プレッシャー最高潮のモンツァ!!
フェラーリのプレッシャーが最大になるグランプリは、いうまでもなくモンツァのイタリアGPだ。ミラノ郊外のモンツァ公園の中に佇むオートドロモ・モンツァは、1950年からF1GPの舞台としてモナコと並んで君臨してきた。
スタンドは、赤か黄色のフェラーリ・カラーに染まり、フェラーリを応援する大声援は、モンツァの森にこだまする。
集まる観客は、日本ではティフォシと間違って伝わってしまったが、正しくは、ティフォージ。イタリア語で、“チフス菌患者”という意味だ。要するに高熱を発する手に負えない状況、と直訳できる。
他のGPとは異質のその声援は、フェラーリだけでなく、レース全体に伝わって、イタリアGPは、毎回ドラマが生まれる。去年は、ルクレールのフェラーリがポールポジションから優勝したことで、盛り上りはさらに加速した。
“フェラーリ・ポールポジション”のニュースは、翌朝のイタリア最大のスポーツ紙『ガゼッタ・デ・ラ・スポルト』の一面トップで報じられ、クリーニング店の親父も、八百屋のお兄さんも、ホテルのフロントのお姉さんの目にも留まり、モンツァ全体、いや、もしかするとイタリア中がお祭り騒ぎになった。

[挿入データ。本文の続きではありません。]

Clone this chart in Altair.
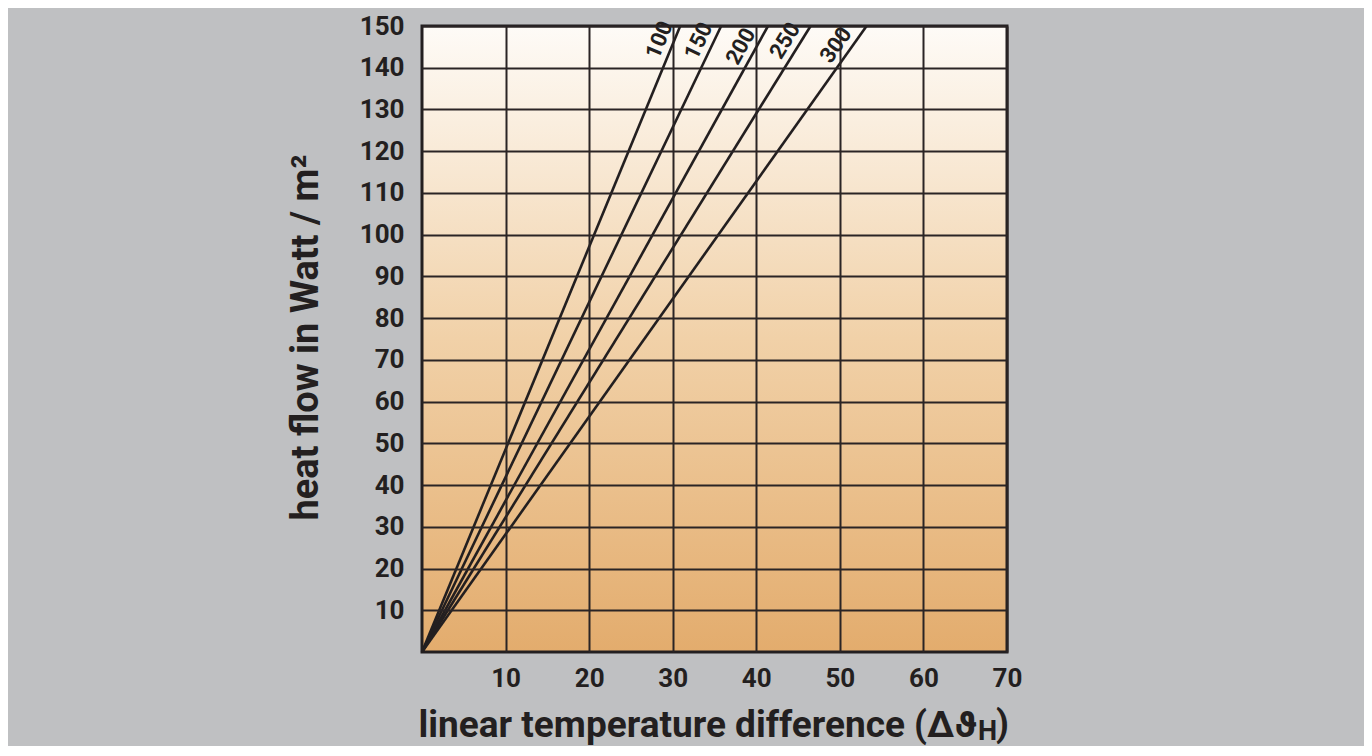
import math
import altair as alt
import pandas as pd

# ---- data ----
series = ["100", "150", "200", "250", "300"]
x_at_top = [30.9, 35.8, 41.4, 46.5, 53.2]      # temperature difference where each line reaches 150 W/m²
label_y = [145.4, 145.0, 143.5, 144.7, 143.5]  # height of each line label
x_ticks = [10, 20, 30, 40, 50, 60, 70]
y_ticks = [10, 20, 30, 40, 50, 60, 70, 80, 90, 100, 110, 120, 130, 140, 150]
X_MAX, Y_MAX = 70, 150

W, H = 585, 626
INK = "#231f20"
FONT = "Roboto, DejaVu Sans"

rows = []
for s, xe in zip(series, x_at_top):
    rows.append({"s": s, "x": 0.0, "y": 0.0})
    rows.append({"s": s, "x": xe, "y": float(Y_MAX)})
lines_df = pd.DataFrame(rows)

lab = []
for s, xe, ly in zip(series, x_at_top, label_y):
    ang = math.degrees(math.atan2(H, xe / X_MAX * W))
    lab.append({"s": s, "x": xe * ly / Y_MAX, "y": ly, "angle": 360 - ang})
lab_df = pd.DataFrame(lab)

frame_df = pd.DataFrame({"x0": [0], "x1": [X_MAX], "y0": [0], "y1": [Y_MAX]})

xs = alt.Scale(domain=[0, X_MAX], nice=False, zero=True)
ys = alt.Scale(domain=[0, Y_MAX], nice=False, zero=True)

xaxis = alt.Axis(values=x_ticks, grid=True, gridColor="#2a2425", gridWidth=2, domain=False,
                 ticks=False, labelFont=FONT, labelFontSize=26, labelFontWeight="bold",
                 labelColor=INK, labelPadding=13, labelFlush=False, labelOverlap=False,
                 title="linear temperature difference (Δϑ", titleFont=FONT, titleFontSize=37,
                 titleFontWeight="bold", titleColor=INK, titleX=-4, titleY=84,
                 titleAlign="left", titleBaseline="alphabetic", titleAnchor="start", zindex=1)
yaxis = alt.Axis(values=y_ticks, grid=True, gridColor="#2a2425", gridWidth=2, domain=False,
                 ticks=False, labelFont=FONT, labelFontSize=26, labelFontWeight="bold",
                 labelColor=INK, labelPadding=18, labelFlush=False, labelOverlap=False,
                 title="heat flow in Watt / m²", titleFont=FONT, titleFontSize=38,
                 titleFontWeight="bold", titleColor=INK, titleAngle=270, titleX=-105,
                 titleY=311, titleAlign="center", titleBaseline="alphabetic", zindex=1)

grad = alt.Gradient(gradient="linear",
                    stops=[alt.GradientStop(color="#fefbf7", offset=0),
                           alt.GradientStop(color="#f1d1a8", offset=0.5),
                           alt.GradientStop(color="#e3ac6d", offset=1)],
                    x1=0, x2=0, y1=0, y2=1)

bg = alt.Chart(frame_df).mark_rect(color=grad).encode(
    x=alt.X("x0:Q", scale=xs, axis=xaxis), x2="x1",
    y=alt.Y("y0:Q", scale=ys, axis=yaxis), y2="y1")

lines = alt.Chart(lines_df).mark_line(color=INK, strokeWidth=2.6).encode(
    x=alt.X("x:Q", scale=xs), y=alt.Y("y:Q", scale=ys), detail="s:N")

labels = alt.Chart(lab_df).mark_text(font=FONT, fontSize=22, fontWeight="bold", color=INK,
                                     align="center", baseline="bottom", dy=-2).encode(
    x=alt.X("x:Q", scale=xs), y=alt.Y("y:Q", scale=ys), text="s:N",
    angle=alt.Angle("angle:Q", scale=None))

frame = alt.Chart(frame_df).mark_rect(filled=False, stroke=INK, strokeWidth=3).encode(
    x=alt.X("x0:Q", scale=xs), x2="x1", y=alt.Y("y0:Q", scale=ys), y2="y1")

sub = alt.Chart(pd.DataFrame({"t": ["H"]})).mark_text(
    font=FONT, fontSize=27, fontWeight="bold", color=INK, align="left",
    baseline="alphabetic").encode(text="t:N", x=alt.value(556), y=alt.value(714))
paren = alt.Chart(pd.DataFrame({"t": [")"]})).mark_text(
    font=FONT, fontSize=37, fontWeight="bold", color=INK, align="left",
    baseline="alphabetic").encode(text="t:N", x=alt.value(574), y=alt.value(710))

chart = alt.layer(bg, lines, labels, frame, sub, paren).properties(
    width=W, height=H, background="#bfc0c2",
    padding={"left": 414, "top": 18, "right": 357, "bottom": 94},
    autosize=alt.AutoSizeParams(type="none"),
).configure_view(stroke=None)

chart.save("out.html", embed_options={"renderer": "svg", "actions": False})
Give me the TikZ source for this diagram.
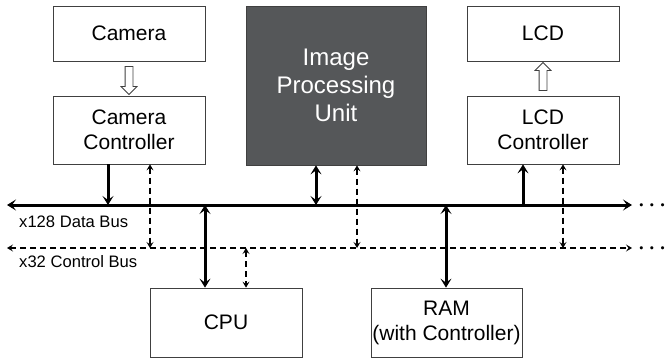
\documentclass[tikz,border=0pt]{standalone}
\usepackage{fontspec}
\setmainfont{Liberation Sans}
\usetikzlibrary{arrows.meta,shapes.arrows,calc}
\definecolor{ipugray}{HTML}{555759}
\tikzset{
  unit/.style={draw=black!75, line width=0.8pt, inner sep=0pt, minimum width=152pt, align=center, font=\fontsize{21}{25}\selectfont},
  hollow/.style={single arrow, draw=black!75, line width=0.8pt, fill=white, inner sep=3.5pt, single arrow head extend=4pt, minimum height=28pt, minimum width=0pt},
  databus/.style={line width=3pt},
  ctrlbus/.style={line width=2pt, dash pattern=on 6pt off 4pt},
  dtip/.tip={Stealth[length=9pt,width=11pt,inset=4pt]},
  ctip/.tip={Stealth[length=6pt,width=7pt,inset=2.5pt]},
  buslabel/.style={anchor=base west, inner sep=0pt, font=\fontsize{16.6}{18}\selectfont},
  busdots/.style={anchor=base, inner sep=0pt, font=\fontsize{22}{22}\selectfont\boldmath}
}
\begin{document}
\begin{tikzpicture}[x=1pt,y=-1pt]
    \useasboundingbox (0,0) rectangle (665,362);

    % units
    \node[unit, minimum height=55pt] (cam) at (129,33.5) {Camera};
    \node[unit, minimum height=68pt] (camc) at (129,130) {Camera\\Controller};
    \node[unit, minimum width=180pt, minimum height=159pt, fill=ipugray, text=white, font=\fontsize{24}{28}\selectfont] (ipu) at (336,85.5) {Image\\Processing\\Unit};
    \node[unit, minimum height=55pt] (lcd) at (543,33.5) {LCD};
    \node[unit, minimum height=68pt] (lcdc) at (543,130) {LCD\\Controller};
    \node[unit, minimum height=69pt] (cpu) at (226,322.5) {CPU};
    \node[unit, minimum width=151pt, minimum height=69pt] (ram) at (446.5,322.5) {RAM\\(with Controller)};

    % hollow arrows
    \node[hollow, rotate=-90] (camarrow) at ($(cam.south)!0.5!(camc.north)$) {};
    \node[hollow, rotate=90] (lcdarrow) at ($(lcdc.north)!0.5!(lcd.south)$) {};

    % buses
    \coordinate (dl) at (7,205);
    \coordinate (dr) at (632,205);
    \coordinate (cl) at (7,248);
    \coordinate (cr) at (632,248);
    \draw[databus, {dtip}-{dtip}] (dl) -- (dr);
    \draw[ctrlbus, {ctip}-{ctip}] (cl) -- (cr);
    \node[busdots] (ddots) at (652,210.5) {$\cdots$};
    \node[busdots] (cdots) at (652,253.5) {$\cdots$};
    \node[buslabel] (dlabel) at (19,227) {x128 Data Bus};
    \node[buslabel] (clabel) at (19,267) {x32 Control Bus};

    % data bus links
    \draw[databus, -{dtip}] ([xshift=-21pt]camc.south) -- ([xshift=-21pt]camc.south |- dl);
    \draw[databus, {dtip}-{dtip}] ([xshift=-20pt]ipu.south) -- ([xshift=-20pt]ipu.south |- dl);
    \draw[databus, -{dtip}] ([xshift=-20pt]lcdc.south |- dl) -- ([xshift=-20pt]lcdc.south);
    \draw[databus, {dtip}-{dtip}] ([xshift=-21pt]cpu.north |- dl) -- ([xshift=-21pt]cpu.north);
    \draw[databus, {dtip}-{dtip}] ([xshift=-0.5pt]ram.north |- dl) -- ([xshift=-0.5pt]ram.north);

    % control bus links
    \draw[ctrlbus, {ctip}-{ctip}] ([xshift=21pt]camc.south) -- ([xshift=21pt]camc.south |- cl);
    \draw[ctrlbus, {ctip}-{ctip}] ([xshift=21pt]ipu.south) -- ([xshift=21pt]ipu.south |- cl);
    \draw[ctrlbus, {ctip}-{ctip}] ([xshift=20pt]lcdc.south) -- ([xshift=20pt]lcdc.south |- cl);
    \draw[ctrlbus, {ctip}-{ctip}] ([xshift=20pt]cpu.north |- cl) -- ([xshift=20pt]cpu.north);

\end{tikzpicture}
\end{document}
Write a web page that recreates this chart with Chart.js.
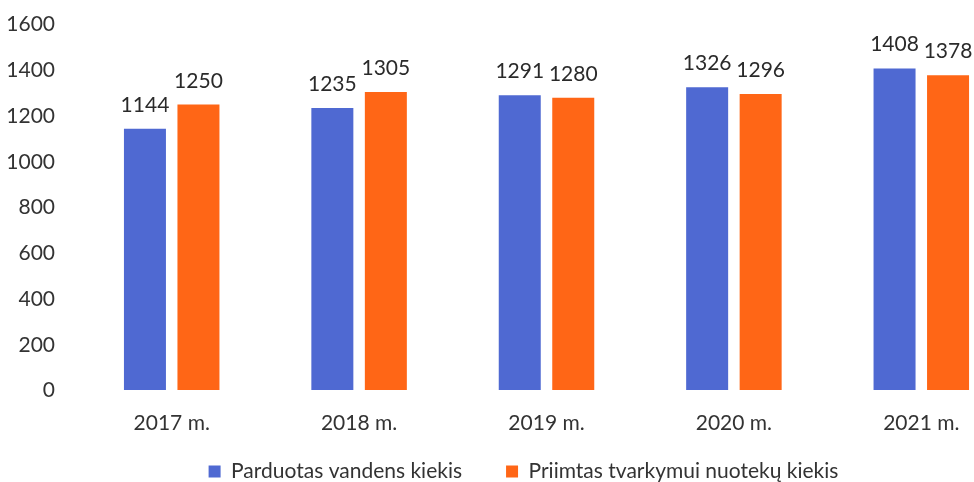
<!DOCTYPE html>
<html>
<head>
<meta charset="utf-8">
<script src="https://cdn.jsdelivr.net/npm/chart.js@4"></script>
<style>
html,body{margin:0;padding:0;background:#fff;overflow:hidden;width:974px;height:482px;}
#wrap{position:absolute;left:0;top:0;}
</style>
</head>
<body>
<div id="wrap"><canvas id="c" width="1050" height="511"></canvas></div>
<script>
const categories = ["2017 m.", "2018 m.", "2019 m.", "2020 m.", "2021 m."];
const parduotas = [1144, 1235, 1291, 1326, 1408];
const priimtas = [1250, 1305, 1280, 1296, 1378];
const seriesNames = ["Parduotas vandens kiekis", "Priimtas tvarkymui nuotekų kiekis"];
const yMin = 0, yMax = 1600, yStep = 200;

const FONT = "Lato";
const FS = 21;
const valueLabels = {
  id: "valueLabels",
  afterDatasetsDraw(chart) {
    const ctx = chart.ctx;
    ctx.save();
    ctx.font = FS + "px " + FONT;
    ctx.fillStyle = "#2a2a2a";
    ctx.textAlign = "center";
    ctx.textBaseline = "alphabetic";
    chart.data.datasets.forEach((ds, i) => {
      const meta = chart.getDatasetMeta(i);
      meta.data.forEach((bar, j) => {
        ctx.fillText(String(ds.data[j]), bar.x, bar.y - 17);
      });
    });
    ctx.restore();
  }
};
// pull the legend up a little (keeps its wide item spacing)
const legendNudge = {
  id: "legendNudge",
  afterLayout(chart) {
    const lg = chart.legend;
    if (lg) { lg.top -= 19; lg.bottom -= 19; }
  }
};

new Chart(document.getElementById("c"), {
  type: "bar",
  data: {
    labels: categories,
    datasets: [
      { label: seriesNames[0], data: parduotas, backgroundColor: "#4F69D2", barPercentage: 0.785, categoryPercentage: 0.571 },
      { label: seriesNames[1], data: priimtas, backgroundColor: "#FF6616", barPercentage: 0.785, categoryPercentage: 0.571 }
    ]
  },
  options: {
    responsive: false,
    devicePixelRatio: 1,
    animation: false,
    layout: { padding: { left: 0, right: 3, top: 24.5, bottom: 0 } },
    plugins: {
      tooltip: { enabled: false },
      legend: {
        position: "bottom",
        labels: {
          boxWidth: 12, boxHeight: 12, padding: 44,
          color: "#333", font: { family: FONT, size: FS }
        }
      }
    },
    scales: {
      x: {
        grid: { display: false, drawTicks: false },
        border: { display: false },
        ticks: { color: "#333", font: { family: FONT, size: FS }, padding: 20, maxRotation: 0 },
        afterFit(s) { s.height = 45.5; }
      },
      y: {
        min: yMin, max: yMax,
        grid: { display: true, drawOnChartArea: false, drawTicks: true, tickLength: 23, tickColor: "rgba(0,0,0,0)" },
        border: { display: false },
        ticks: { stepSize: yStep, color: "#333", font: { family: FONT, size: FS }, padding: 0,
                 callback: (v) => String(v) },
        afterFit(s) { s.width = 78; }
      },
      yR: {
        position: "right",
        display: true,
        grid: { display: false, drawTicks: false },
        border: { display: false },
        ticks: { display: false },
        afterFit(s) { s.width = 32; }
      }
    }
  },
  plugins: [valueLabels, legendNudge]
});
</script>
</body>
</html>
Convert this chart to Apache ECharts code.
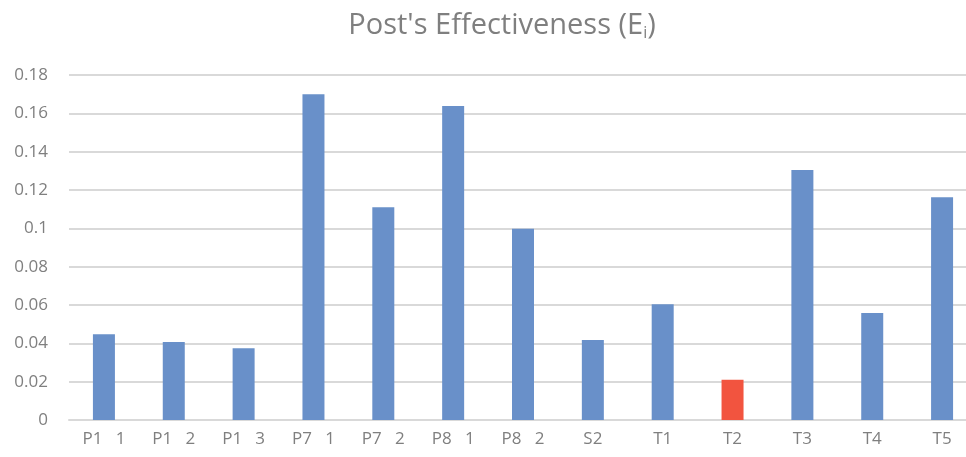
<!DOCTYPE html>
<html>
<head>
<meta charset="utf-8">
<script src="https://cdn.jsdelivr.net/npm/echarts@6/dist/echarts.min.js"></script>
<style>
  html, body { margin: 0; padding: 0; background: #fff; overflow: hidden; }
  #chart { width: 977px; height: 457px; }
</style>
</head>
<body>
<div id="chart"></div>
<script>
// Post categories along the x axis
const categories = ['P1   1', 'P1   2', 'P1   3', 'P7   1', 'P7   2', 'P8   1', 'P8   2', 'S2', 'T1', 'T2', 'T3', 'T4', 'T5'];
// Effectiveness value per post
const effectiveness = [0.0447, 0.0407, 0.0375, 0.1700, 0.1110, 0.1638, 0.0998, 0.0417, 0.0604, 0.0210, 0.1304, 0.0558, 0.1162];
// Post drawn in the accent colour
const highlighted = 'T2';
// Value axis ticks
const yTicks = [0, 0.02, 0.04, 0.06, 0.08, 0.1, 0.12, 0.14, 0.16, 0.18];

const BLUE = '#6990c9';
const RED = '#f2543f';
const TEXT = '#7f7f7f';
const GRID = '#d9d9d9';
const FONT = '"Open Sans", "Liberation Sans", sans-serif';

const chart = echarts.init(document.getElementById('chart'), null, { renderer: 'canvas' });

chart.setOption({
  animation: false,
  backgroundColor: '#ffffff',
  title: {
    text: "{t|Post's Effectiveness (E}{s|i}{t|)}",
    left: 497,
    textAlign: 'center',
    top: 6,
    textStyle: {
      rich: {
        t: { fontFamily: FONT, fontSize: 29, fontWeight: 'normal', color: TEXT },
        s: { fontFamily: FONT, fontSize: 16, fontWeight: 'normal', color: TEXT, verticalAlign: 'bottom', padding: [14, 0, 0, 0] }
      }
    }
  },
  grid: { left: 69, top: 75, bottom: 37, right: 0, containLabel: false },
  xAxis: {
    type: 'category',
    data: categories,
    axisLine: { show: true, lineStyle: { color: GRID, width: 2 } },
    axisTick: { show: false },
    axisLabel: { color: TEXT, fontSize: 17, fontFamily: FONT, margin: 11 }
  },
  yAxis: {
    type: 'value',
    min: yTicks[0],
    max: yTicks[yTicks.length - 1],
    interval: yTicks[1] - yTicks[0],
    axisLine: { show: false },
    axisTick: { show: false },
    splitLine: { lineStyle: { color: GRID, width: 2 } },
    axisLabel: {
      color: TEXT, fontSize: 17, fontFamily: FONT, margin: 21,
      formatter: v => String(Math.round(v * 100) / 100)
    }
  },
  series: [{
    type: 'bar',
    barWidth: 22,
    data: effectiveness.map((v, i) => ({
      value: v,
      itemStyle: { color: categories[i] === highlighted ? RED : BLUE }
    }))
  }]
});
</script>
</body>
</html>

その分、モンツァではフェラーリが大きなプレッシャーにさらされるのだが、それに動じないのが、シャルル・ルクレールだ。しかし、今日からスケジュールが始まる70回目のイタリアGPは、フェラーリにとって1000GPの記念すべき区切りのグランフリにもなり、盛り上りはさらに高まっている。